My car was packed with little girls and dogs and our destination was Jamison Square for a hot summer's evening, picnicking and playing in the fountain. We pulled into the drive through at Burgerville on Martin Luther King Blvd in Portland; the one near the Oregon Convention Center. We placed our order, pulled up to the window and was greeted by the friendliest, most gracious and happiest-to-have-a-job order-taker I've ever met. He wasn't a teenager or college kid and if he wasn't just plain delighted about providing customer service, than he sure fooled me. It's good to have work.
I dug in my purse for my debit card and...didn't have it. Not a credit card, not cash, not even my check book. Nada. I've had this moment before. This is a moment I hate. I told the guy, "Sorry, this sucks. I don't have my card. I only live five minutes from here. Just hold on to my food and I'll be right back." He told me to hold tight and he'd get the manager. The manager, who was just as friendly as the window man and said, "don't worry about it. Just take the food and come back when you can." I am not kidding you. He handed me two bags of food, three milkshakes and a Sprite, extra ketchup and salt and said, "I'm sure we'll see you sometime soon." I'm sure he thought he'd see me sometime like never. I drove home, grabbed my debit card out of the pocket of the dirty jeans I'd dropped on my floor, jumped in the car and cruised right back through Burgerville's drive-through. I handed window-man my card and he said, "W My manager's going to want to talk to you." The manager said, "Seriously, you didn't have to do that. I would have been happy for you to come back tomorrow." When I said, "Thanks for being generous and for trusting me," he said, "Well, we sure need more of that in the world, right? Thanks for being honest." If you don't already love Burgerville for being the only fast-food joint around that uses local, sustainable and organic materials or for their blackberry or hazelnut milkshakes, you should love them because they're kind to their customers.
I've been working on some banking issues.
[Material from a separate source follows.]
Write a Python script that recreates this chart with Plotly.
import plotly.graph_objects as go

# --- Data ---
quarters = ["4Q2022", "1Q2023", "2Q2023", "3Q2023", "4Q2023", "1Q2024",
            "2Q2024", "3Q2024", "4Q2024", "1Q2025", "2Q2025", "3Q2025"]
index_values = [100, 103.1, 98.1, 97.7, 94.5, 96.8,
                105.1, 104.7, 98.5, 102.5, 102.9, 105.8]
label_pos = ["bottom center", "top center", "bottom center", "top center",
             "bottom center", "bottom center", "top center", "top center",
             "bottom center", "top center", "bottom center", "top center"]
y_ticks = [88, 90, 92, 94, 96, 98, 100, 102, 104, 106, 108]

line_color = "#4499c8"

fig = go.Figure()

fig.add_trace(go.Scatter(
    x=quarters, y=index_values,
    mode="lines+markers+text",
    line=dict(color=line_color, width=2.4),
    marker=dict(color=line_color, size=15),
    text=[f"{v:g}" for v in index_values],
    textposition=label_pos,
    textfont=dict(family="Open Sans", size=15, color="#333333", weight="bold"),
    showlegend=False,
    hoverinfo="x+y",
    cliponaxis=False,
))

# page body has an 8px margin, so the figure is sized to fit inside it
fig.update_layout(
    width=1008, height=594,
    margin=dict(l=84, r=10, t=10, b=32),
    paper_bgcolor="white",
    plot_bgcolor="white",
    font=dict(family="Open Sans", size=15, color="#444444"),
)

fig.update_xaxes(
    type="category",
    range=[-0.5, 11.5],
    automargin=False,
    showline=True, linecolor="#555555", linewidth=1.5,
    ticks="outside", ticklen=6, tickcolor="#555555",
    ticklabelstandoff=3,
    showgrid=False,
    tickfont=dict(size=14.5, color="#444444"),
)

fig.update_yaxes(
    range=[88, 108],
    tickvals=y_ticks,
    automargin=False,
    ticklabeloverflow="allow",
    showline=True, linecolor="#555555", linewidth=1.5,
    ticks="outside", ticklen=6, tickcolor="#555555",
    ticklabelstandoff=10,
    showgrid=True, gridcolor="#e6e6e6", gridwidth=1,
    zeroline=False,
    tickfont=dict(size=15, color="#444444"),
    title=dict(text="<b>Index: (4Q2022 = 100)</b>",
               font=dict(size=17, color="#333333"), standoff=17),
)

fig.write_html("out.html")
Let's just call them that, shall we? Banking issues. Again, this is a moment I hate. The recession isn't making any bank feel like risking their money on freelancers and On Point Credit Union isn't any different. Thomas was my loan liaison and even though he had to email me a disapointing, professional and not very surprising, "sorry, no luck," he had the decency to call me a few days later to tell me how I might amend my situation and offered ideas. He wasn't hawking another On Point product, he was just offering his opinion and advice and he was just plain nice about it. It really took the sting out of the situation and yes, if things change (AKA, if I'd just quit freelancing and get myself some W2s for Lord's sake) , I would definitely go back to On Point. Decent, professional and kind. I loves me some good customer service.
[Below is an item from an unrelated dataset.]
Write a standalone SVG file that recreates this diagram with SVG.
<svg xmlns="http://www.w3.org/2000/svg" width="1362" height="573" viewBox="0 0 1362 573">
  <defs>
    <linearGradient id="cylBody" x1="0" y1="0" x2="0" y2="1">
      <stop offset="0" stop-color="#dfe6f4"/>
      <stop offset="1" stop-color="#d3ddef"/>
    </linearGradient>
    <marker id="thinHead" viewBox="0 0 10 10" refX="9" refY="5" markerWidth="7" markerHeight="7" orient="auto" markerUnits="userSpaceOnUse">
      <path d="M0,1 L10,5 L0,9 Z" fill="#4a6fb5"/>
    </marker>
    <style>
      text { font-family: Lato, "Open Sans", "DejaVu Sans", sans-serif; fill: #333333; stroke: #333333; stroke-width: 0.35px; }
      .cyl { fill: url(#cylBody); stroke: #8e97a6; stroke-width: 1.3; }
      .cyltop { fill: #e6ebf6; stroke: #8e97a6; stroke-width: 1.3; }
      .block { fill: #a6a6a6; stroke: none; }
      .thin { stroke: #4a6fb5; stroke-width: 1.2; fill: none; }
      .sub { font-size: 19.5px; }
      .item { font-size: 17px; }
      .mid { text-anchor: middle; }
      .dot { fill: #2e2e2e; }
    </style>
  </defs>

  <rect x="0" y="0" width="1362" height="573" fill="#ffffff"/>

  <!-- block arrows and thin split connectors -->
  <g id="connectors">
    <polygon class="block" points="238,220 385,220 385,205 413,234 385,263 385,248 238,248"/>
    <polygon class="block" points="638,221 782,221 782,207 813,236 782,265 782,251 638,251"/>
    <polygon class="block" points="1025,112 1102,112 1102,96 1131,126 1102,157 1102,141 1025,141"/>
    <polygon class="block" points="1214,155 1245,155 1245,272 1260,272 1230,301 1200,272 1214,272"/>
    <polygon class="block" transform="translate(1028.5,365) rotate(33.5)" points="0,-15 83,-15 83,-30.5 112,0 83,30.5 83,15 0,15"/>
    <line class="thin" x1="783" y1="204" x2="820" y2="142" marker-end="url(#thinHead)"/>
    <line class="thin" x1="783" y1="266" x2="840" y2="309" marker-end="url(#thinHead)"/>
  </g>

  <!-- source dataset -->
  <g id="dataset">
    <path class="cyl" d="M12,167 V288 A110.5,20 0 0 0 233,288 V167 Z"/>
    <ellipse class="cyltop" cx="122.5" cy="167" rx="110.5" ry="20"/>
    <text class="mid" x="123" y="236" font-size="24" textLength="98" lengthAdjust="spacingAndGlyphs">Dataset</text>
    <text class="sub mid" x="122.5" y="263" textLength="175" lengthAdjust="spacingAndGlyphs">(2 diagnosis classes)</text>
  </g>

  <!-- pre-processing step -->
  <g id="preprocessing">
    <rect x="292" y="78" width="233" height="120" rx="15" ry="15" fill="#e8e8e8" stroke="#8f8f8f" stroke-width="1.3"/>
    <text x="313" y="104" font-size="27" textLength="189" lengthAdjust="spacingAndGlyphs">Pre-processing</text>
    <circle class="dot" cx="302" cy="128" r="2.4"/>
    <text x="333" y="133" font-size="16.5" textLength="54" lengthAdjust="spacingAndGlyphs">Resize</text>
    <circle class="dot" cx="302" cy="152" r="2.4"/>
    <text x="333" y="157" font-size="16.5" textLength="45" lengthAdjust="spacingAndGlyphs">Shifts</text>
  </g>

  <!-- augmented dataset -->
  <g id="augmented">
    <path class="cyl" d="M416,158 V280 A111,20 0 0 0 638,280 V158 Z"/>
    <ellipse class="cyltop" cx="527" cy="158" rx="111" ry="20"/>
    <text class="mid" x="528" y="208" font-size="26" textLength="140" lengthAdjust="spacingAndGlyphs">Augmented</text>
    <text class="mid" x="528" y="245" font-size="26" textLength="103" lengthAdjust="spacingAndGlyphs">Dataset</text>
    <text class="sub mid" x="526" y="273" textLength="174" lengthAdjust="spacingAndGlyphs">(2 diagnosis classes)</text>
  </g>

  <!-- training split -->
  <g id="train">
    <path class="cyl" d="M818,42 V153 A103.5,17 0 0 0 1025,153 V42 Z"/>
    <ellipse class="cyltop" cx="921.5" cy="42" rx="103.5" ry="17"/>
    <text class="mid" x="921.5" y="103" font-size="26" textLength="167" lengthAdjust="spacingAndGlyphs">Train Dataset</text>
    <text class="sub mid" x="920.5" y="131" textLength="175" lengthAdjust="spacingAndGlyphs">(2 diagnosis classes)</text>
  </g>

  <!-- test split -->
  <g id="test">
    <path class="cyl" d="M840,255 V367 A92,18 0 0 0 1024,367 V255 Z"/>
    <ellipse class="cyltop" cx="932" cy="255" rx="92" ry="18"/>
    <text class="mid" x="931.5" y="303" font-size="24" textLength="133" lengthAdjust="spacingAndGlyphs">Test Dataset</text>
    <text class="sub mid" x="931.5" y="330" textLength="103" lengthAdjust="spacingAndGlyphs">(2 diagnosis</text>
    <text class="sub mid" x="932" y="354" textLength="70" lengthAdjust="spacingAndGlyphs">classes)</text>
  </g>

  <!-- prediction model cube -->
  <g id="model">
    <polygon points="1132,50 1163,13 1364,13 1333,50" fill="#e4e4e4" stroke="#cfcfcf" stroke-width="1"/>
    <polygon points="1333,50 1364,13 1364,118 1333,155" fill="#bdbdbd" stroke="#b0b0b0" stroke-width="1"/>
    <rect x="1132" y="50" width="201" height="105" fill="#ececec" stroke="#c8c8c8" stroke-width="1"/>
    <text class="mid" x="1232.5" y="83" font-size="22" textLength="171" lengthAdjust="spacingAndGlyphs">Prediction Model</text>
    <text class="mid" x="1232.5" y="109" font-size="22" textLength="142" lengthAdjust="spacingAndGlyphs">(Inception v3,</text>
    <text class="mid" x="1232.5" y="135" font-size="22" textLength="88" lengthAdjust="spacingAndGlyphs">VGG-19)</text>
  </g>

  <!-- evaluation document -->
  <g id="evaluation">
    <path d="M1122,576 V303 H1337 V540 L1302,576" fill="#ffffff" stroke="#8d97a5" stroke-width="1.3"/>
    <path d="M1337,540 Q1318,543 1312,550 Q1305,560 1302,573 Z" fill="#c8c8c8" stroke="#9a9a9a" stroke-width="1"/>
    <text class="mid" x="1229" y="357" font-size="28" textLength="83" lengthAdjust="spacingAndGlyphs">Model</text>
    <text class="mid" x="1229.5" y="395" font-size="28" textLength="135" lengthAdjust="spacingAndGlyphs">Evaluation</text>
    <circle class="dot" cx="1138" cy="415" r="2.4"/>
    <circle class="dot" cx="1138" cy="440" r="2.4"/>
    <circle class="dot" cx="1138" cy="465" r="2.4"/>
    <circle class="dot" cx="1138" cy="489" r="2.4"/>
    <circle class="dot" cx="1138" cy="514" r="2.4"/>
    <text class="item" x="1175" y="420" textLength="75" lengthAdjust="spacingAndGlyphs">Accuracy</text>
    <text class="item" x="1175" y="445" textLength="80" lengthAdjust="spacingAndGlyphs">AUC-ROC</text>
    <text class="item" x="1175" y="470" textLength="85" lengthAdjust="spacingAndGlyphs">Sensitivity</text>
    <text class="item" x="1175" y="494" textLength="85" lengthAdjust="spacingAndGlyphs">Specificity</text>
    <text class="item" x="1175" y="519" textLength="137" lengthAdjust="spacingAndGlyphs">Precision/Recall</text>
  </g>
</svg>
This rejection led me back home to my own bank - Umpqua Bank on 14th and Weidler. Candace, Jessica and Faye are "my bankers" and we know each other well enough to notice each others' new haircuts, weight loss, promotions, maternity leaves and the daily changes that come with doing business together over time. Here's what I love about Umpqua - if my balance is dangerously flirting with disaster, they call me and say, "hey there, did you get any paychecks in the mail today because if you could get a deposit in we can cover your mortgage." This is how you take a moment I hate and turn it into a moment that sucks less. I can say for certain, I never received that kind of customer service, support, kindness and respect from any of the big-name banks. That's why I bank here. I like Candace, Jessica and Faye. They take care of me and are currently looking for ways to help a hard-working freelancer with a big ol' family make it.
And now, a word about people in the back-to-school business. I want to give a shout out to Susie O'Donnell at University of Puget Sound for being a sweetheart who heard me, helped me and held my hand again through the daunting college-funding process. Thank you, thank you, and thanks again.
My son is starting his freshman year at Grant High School next week. We stopped by the school to pay the fees for his "free" public education and the doors were locked tight. We found one propped open at the side of the building and walked through dark halls to the office. A woman sitting in the otherwise empty office greeted us and introduced herself as Vivan Orien, the new principal. She told us no one was supposed to be in the building yet and that she had sneaked in too. When I said, "That's cool, we were just here to pay fees and get books," she looked at my son and said, "Hey, I know you. You're an incoming freshman, right? Do you know who I am?" My son didn't have a clue until she said, "take a good look and think of a 'skinny little Michael Jackson.'" My son dropped the WTF? look and recognized her. "Oh yeah, you're Jake's mom. He was in my core class in middle school. You're the new principal?" A short conversation ensued where in the principal recognized my son as the prematurely man-like, sweetheart 8th grader who'd shared a classroom, his sense of humor and some kindness with her son, a skinny little 6th grader who apparently impersonated Michael Jackson in a talent show." A personal connection was made that will help my son stand out in his new big school. Honestly, the principal was just doing her job and my son would stand out anyway but still it's good to have a personal connection.
Sometimes, saving the world means good customer service. Yeah, it's just good business but business is always at least a little bit personal no matter if it's fast food, banking or back to school.